В конце шестидесятых мой отец подружился с Гором. Когда он приходил к нему на Ленина, 34, то часто брал меня с собой.

Надо сказать, что несмотря на младший школьный возраст, я к этому времени уже повидал кое-каких писателей. Ни на кого из них Геннадий Самойлович не был похож.

Обилие картин и книг в его квартире не мешало чувствовать себя на удивление уютно. Мы поглощали обед в непосредственной близости от картин Петрова-Водкина и Константина Панкова, но при этом совсем не ощущали неловкости.

Так же как дом был полон книг, так и разговоры за столом гостиной были переполнены разнообразными цитатами. За первым хозяин рассказывал о Бергсоне, за вторым – о Бердяеве, на третье оставался Франк.

Как ни хотелось Гору поговорить о высоком, он неизменно помнил об опасности. Едва беседа приближалась к именам запрещенным, он наклонялся к собеседнику и переходил на шепот.

И все же некоторые формулы и характеристики Геннадия Самойловича звучали оглушительно. Несмотря на усилия конспирации, не оставляло сомнений, что он ничуть не сомневается в своих выводах.

Однажды мы с удивлением услышали, что искусствовед Николай Пунин – фигура столь же значительная, как его жена, Анна Ахматова. Затем Гор сообщил, что только что обедавший вместе с нами и почти все время молчавший профессор Берковский – абсолютный гений. Последнее утверждение поразило меня больше всего: прежде мне казалось, что «гений» и «профессор» принадлежат разным рядам.

Кое-что из высказываний Гора отец записал в дневнике. Вот, например, Геннадий Самойлович устраивает своему младшему коллеге своего рода испытание.

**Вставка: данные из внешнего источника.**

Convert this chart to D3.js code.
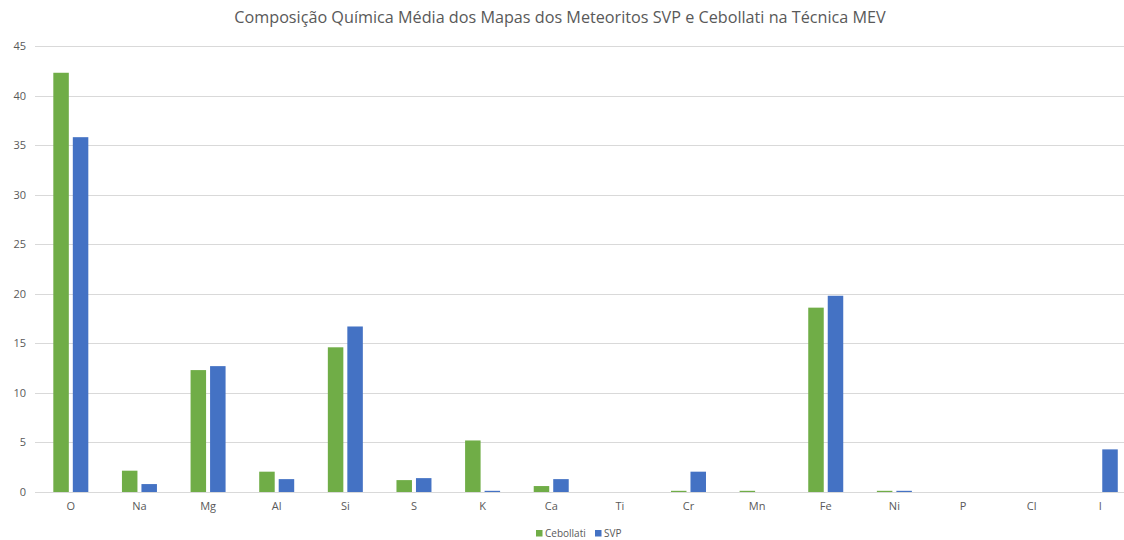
<!DOCTYPE html>
<html>
<head>
<meta charset="utf-8">
<script src="https://cdn.jsdelivr.net/npm/d3@7"></script>
<style>
  html, body { margin: 0; padding: 0; background: #fff; }
  svg { display: block; }
  text { font-family: "Open Sans", "Liberation Sans", sans-serif; fill: #595959; }
</style>
</head>
<body>
<svg id="chart" width="1124" height="540"></svg>
<script>
// Elements analysed (x axis)
const elements = ["O", "Na", "Mg", "Al", "Si", "S", "K", "Ca", "Ti", "Cr", "Mn", "Fe", "Ni", "P", "Cl", "I"];
// Series names
const seriesNames = ["Cebollati", "SVP"];
// Average composition per element
const cebollati = [42.3, 2.15, 12.3, 2.05, 14.6, 1.2, 5.2, 0.6, 0, 0.12, 0.12, 18.6, 0.12, 0, 0, 0];
const svp       = [35.8, 0.8, 12.7, 1.3, 16.7, 1.4, 0.12, 1.3, 0, 2.05, 0, 19.8, 0.12, 0, 0, 4.3];
// Y axis ticks
const yTicks = [0, 5, 10, 15, 20, 25, 30, 35, 40, 45];

const colors = { "Cebollati": "#70AD47", "SVP": "#4472C4" };
const title = "Composição Química Média dos Mapas dos Meteoritos SVP e Cebollati na Técnica MEV";

const svg = d3.select("#chart");
const W = 1124;

const plot = { left: 36.5, top: 46, bottom: 492 };
const step = 68.63;

const x0 = d3.scaleBand()
  .domain(elements)
  .range([plot.left, plot.left + step * elements.length])
  .padding(0);

const groupW = 35;
const x1 = d3.scaleBand()
  .domain(seriesNames)
  .range([x0.bandwidth() / 2 - groupW / 2, x0.bandwidth() / 2 + groupW / 2])
  .paddingInner(0.205);

const y = d3.scaleLinear().domain([0, 45]).range([plot.bottom, plot.top]);

// Title
svg.append("text")
  .attr("x", 560)
  .attr("y", 23)
  .attr("text-anchor", "middle")
  .style("font-size", "16.2px")
  .text(title);

// Gridlines
svg.append("g")
  .selectAll("line")
  .data(yTicks)
  .join("line")
  .attr("x1", 35)
  .attr("x2", W)
  .attr("y1", d => Math.round(y(d)) + 0.5)
  .attr("y2", d => Math.round(y(d)) + 0.5)
  .attr("stroke", "#d9d9d9")
  .attr("stroke-width", 1);

// Y axis labels
const yAxis = d3.axisLeft(y).tickValues(yTicks).tickSize(0).tickPadding(0);
svg.append("g")
  .attr("transform", "translate(26,0)")
  .call(yAxis)
  .call(g => g.select(".domain").remove())
  .call(g => g.selectAll("text")
    .style("font-family", "'Open Sans', 'Liberation Sans', sans-serif")
    .style("font-size", "11px")
    .attr("fill", "#595959"));

// Bars
const rows = elements.map((el, i) => ({ el, vals: [cebollati[i], svp[i]] }));
const groups = svg.append("g")
  .selectAll("g")
  .data(rows)
  .join("g")
  .attr("transform", d => `translate(${x0(d.el)},0)`);

groups.selectAll("rect")
  .data(d => d.vals.map((v, k) => ({ key: seriesNames[k], v })))
  .join("rect")
  .attr("x", d => x1(d.key))
  .attr("width", x1.bandwidth())
  .attr("y", d => y(d.v))
  .attr("height", d => y(0) - y(d.v))
  .attr("fill", d => colors[d.key]);

// X axis labels
const xAxis = d3.axisBottom(x0).tickSize(0).tickPadding(0);
svg.append("g")
  .attr("transform", `translate(0,${plot.bottom + 10})`)
  .call(xAxis)
  .call(g => g.select(".domain").remove())
  .call(g => g.selectAll("text")
    .style("font-family", "'Open Sans', 'Liberation Sans', sans-serif")
    .style("font-size", "11px")
    .attr("fill", "#595959"));

// Legend
const legend = svg.append("g").attr("transform", "translate(536,537)");
const legendItems = [
  { name: "Cebollati", x: 0 },
  { name: "SVP", x: 59 }
];
legendItems.forEach(item => {
  legend.append("rect")
    .attr("x", item.x)
    .attr("y", -7)
    .attr("width", 6.5)
    .attr("height", 6.5)
    .attr("fill", colors[item.name]);
  legend.append("text")
    .attr("x", item.x + 9)
    .attr("y", 0)
    .style("font-size", "10px")
    .text(item.name);
});
</script>
</body>
</html>
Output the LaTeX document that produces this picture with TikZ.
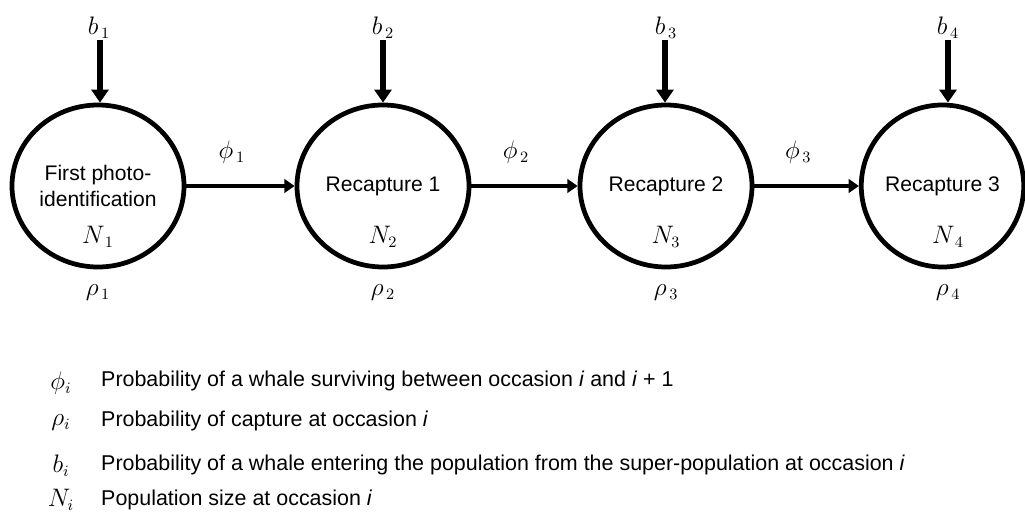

– Как, Семен Борисович, вы относитесь к русской иконе? – спрашивает Гор, предвкушая растерянность собеседника.

– Как вы думаете, куда делась икона? – продолжает он допрос с пристрастием.

– Она перешла к Достоевскому, – победоносно сообщает Геннадий Самойлович одному ему известный ответ.

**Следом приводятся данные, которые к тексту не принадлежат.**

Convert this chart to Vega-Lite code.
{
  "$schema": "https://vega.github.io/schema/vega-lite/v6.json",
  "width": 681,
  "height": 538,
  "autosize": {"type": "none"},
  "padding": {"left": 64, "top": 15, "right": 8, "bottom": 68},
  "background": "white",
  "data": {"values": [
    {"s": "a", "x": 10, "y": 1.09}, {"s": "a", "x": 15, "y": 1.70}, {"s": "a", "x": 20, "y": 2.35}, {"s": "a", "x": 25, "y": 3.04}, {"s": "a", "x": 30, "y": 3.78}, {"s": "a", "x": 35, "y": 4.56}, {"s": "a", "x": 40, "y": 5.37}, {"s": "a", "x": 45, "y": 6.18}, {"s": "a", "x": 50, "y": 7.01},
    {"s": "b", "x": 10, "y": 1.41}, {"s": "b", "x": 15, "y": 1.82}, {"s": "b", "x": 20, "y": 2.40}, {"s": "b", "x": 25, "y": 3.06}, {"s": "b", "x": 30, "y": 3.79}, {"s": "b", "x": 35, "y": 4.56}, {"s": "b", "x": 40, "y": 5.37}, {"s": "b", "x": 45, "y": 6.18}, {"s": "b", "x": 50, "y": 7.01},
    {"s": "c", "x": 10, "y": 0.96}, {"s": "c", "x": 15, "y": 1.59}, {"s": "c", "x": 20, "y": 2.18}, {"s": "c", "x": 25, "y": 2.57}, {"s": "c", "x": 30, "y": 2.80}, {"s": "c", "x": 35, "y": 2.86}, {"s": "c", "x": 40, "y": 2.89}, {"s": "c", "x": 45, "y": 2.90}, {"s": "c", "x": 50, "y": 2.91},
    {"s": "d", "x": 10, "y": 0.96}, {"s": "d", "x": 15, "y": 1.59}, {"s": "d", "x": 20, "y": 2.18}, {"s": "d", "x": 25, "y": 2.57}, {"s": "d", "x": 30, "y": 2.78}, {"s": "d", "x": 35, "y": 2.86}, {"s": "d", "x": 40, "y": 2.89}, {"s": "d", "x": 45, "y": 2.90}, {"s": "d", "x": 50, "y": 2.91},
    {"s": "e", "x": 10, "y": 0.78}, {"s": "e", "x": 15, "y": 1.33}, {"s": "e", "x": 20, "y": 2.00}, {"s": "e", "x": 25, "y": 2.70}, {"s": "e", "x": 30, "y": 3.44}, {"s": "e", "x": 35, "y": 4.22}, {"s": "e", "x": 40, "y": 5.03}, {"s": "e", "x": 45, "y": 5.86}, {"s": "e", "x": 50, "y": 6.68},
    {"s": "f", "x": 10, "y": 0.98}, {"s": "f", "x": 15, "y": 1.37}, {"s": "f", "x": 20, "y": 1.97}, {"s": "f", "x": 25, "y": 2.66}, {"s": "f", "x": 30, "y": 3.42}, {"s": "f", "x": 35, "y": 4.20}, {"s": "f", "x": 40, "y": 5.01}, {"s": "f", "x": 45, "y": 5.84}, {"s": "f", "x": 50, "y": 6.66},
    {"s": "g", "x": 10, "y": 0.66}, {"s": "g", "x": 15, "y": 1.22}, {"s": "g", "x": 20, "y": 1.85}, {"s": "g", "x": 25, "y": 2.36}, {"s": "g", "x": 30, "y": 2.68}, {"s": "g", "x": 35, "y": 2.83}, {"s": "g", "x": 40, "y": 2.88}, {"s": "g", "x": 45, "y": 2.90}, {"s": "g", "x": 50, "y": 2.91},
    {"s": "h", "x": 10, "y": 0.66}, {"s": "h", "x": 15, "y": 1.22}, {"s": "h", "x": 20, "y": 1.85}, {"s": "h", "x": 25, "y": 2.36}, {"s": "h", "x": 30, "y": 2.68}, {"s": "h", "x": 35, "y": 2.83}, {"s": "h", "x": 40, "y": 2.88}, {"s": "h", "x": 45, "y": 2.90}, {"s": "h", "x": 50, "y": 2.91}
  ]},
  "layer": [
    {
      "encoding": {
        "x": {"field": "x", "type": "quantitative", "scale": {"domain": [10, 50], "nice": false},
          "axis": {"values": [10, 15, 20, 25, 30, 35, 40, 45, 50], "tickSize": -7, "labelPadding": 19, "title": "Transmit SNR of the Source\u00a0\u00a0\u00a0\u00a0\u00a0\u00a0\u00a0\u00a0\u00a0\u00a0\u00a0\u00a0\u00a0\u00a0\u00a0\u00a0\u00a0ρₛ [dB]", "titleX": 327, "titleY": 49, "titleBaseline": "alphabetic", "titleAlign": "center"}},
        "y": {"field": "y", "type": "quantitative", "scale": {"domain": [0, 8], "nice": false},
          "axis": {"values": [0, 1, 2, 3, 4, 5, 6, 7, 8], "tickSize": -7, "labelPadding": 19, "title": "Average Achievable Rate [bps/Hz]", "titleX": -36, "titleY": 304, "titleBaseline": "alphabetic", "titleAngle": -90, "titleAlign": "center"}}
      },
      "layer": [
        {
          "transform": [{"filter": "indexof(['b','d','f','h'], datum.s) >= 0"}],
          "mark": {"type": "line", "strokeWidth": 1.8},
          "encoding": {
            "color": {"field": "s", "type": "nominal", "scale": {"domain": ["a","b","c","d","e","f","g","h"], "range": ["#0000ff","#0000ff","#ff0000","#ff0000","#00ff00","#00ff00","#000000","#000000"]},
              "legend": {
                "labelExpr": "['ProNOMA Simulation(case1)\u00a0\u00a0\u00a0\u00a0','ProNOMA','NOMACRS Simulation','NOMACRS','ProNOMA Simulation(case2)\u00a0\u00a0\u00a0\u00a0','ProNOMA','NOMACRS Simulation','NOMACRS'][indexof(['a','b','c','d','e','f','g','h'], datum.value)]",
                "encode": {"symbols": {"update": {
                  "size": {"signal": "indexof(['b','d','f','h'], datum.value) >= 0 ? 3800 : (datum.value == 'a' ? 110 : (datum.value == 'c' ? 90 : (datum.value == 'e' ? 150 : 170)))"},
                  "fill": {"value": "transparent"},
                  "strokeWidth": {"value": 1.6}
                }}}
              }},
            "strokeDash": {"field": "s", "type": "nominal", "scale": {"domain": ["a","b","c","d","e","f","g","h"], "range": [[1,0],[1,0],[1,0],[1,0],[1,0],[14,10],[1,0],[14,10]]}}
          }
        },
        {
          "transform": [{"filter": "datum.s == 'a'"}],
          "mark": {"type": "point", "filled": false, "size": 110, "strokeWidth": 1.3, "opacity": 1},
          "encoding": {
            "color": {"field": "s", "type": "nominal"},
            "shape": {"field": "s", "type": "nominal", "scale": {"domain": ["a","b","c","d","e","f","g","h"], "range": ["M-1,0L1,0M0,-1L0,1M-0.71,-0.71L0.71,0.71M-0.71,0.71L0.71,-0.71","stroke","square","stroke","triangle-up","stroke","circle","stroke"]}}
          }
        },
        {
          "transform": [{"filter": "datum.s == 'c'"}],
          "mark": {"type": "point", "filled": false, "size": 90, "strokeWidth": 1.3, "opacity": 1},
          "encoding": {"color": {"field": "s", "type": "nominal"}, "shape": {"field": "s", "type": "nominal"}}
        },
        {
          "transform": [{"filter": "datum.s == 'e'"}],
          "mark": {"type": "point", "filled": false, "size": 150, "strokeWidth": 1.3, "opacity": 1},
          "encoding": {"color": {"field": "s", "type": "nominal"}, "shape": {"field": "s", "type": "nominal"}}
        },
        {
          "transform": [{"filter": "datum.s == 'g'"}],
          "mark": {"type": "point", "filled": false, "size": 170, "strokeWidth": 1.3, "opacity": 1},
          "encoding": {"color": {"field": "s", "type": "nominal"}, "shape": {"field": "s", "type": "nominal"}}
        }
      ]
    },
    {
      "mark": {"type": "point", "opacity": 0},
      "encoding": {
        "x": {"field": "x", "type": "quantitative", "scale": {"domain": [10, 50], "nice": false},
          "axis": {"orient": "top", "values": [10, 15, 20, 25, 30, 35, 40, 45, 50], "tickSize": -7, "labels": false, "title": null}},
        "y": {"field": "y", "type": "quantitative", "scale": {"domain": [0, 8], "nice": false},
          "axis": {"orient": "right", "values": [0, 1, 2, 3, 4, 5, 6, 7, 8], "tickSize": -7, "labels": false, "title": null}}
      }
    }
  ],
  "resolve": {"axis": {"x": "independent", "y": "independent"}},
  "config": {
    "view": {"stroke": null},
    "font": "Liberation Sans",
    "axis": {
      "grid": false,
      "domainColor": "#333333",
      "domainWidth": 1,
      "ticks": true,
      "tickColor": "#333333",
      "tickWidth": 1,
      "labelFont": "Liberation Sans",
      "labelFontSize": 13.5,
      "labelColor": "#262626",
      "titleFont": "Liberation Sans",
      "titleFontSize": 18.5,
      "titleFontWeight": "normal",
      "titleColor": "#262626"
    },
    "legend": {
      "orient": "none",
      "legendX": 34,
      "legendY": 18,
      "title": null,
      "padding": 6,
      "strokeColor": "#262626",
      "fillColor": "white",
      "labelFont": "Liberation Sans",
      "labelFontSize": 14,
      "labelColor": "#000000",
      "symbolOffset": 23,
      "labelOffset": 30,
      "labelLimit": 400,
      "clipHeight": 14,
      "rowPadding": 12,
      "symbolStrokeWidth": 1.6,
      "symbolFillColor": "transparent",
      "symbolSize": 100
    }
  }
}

Совершенно естественно, что такой человек находился с обыденностью в напряженных отношениях. Быт если и присутствовал в его жизни, то только как нечто, что может ее осложнить.

«Вот книги надписывал, – говорил он отцу, – очень устал. Эта работа требует внимания. А читаю философию – отдыхаю».

При этом Геннадий Самойлович не только не желал быть небожителем, но настаивал на том, что ему не чужды житейские обязанности. Особенно он гордился своей способностью покупать мясо. Правда, в магазины Гор ходил только с женой, так что окончательный выбор оставался за ней.

Словом, ему не хотелось предстать перед окружающими человеком какой-то одной крайности. И в своей прозе он пытался крайности соединить: фантастика у него оправдывалась причастностью к жанру «фантастики», философские размышления мотивировались тем, что они возникали в головах высокоинтеллектуальных героев.

Все эти меры предосторожности – вроде перехода на шепот во время разговора или стремление соединить фантастику и «фантастику» – не что иное как опыт жизни. Все-таки в нескольких «проработках» его фамилия всплывала. Пусть и не среди главных лиц, но ему вполне хватило и этого.

«Я писать начинал всегда интересно, – жаловался он, – но когда возникали мысли, что это не напечатают, тут же сбивался. В результате получалась слабая вещь».

Потому-то и за письменным, и за обеденным столом Геннадий Самойлович был одновременно и смел, и опаслив. Странным образом в его текстах соединялись узнаваемые черты советской прозы и несомненные традиции искусства двадцатых годов.

К счастью, этот поистине мичуринский эксперимент оказался не таким уж чистым: и в разговоре, и за работой Геннадий Самойлович мог увлечься и на время забыть об обстоятельствах. В нескольких его рассказах гоголевская традиция присутствовала в беспримесном виде, вне связи с привычной бутафорией советских романов о космических пришельцах. Кроме того, во время войны и блокады он написал книгу стихов.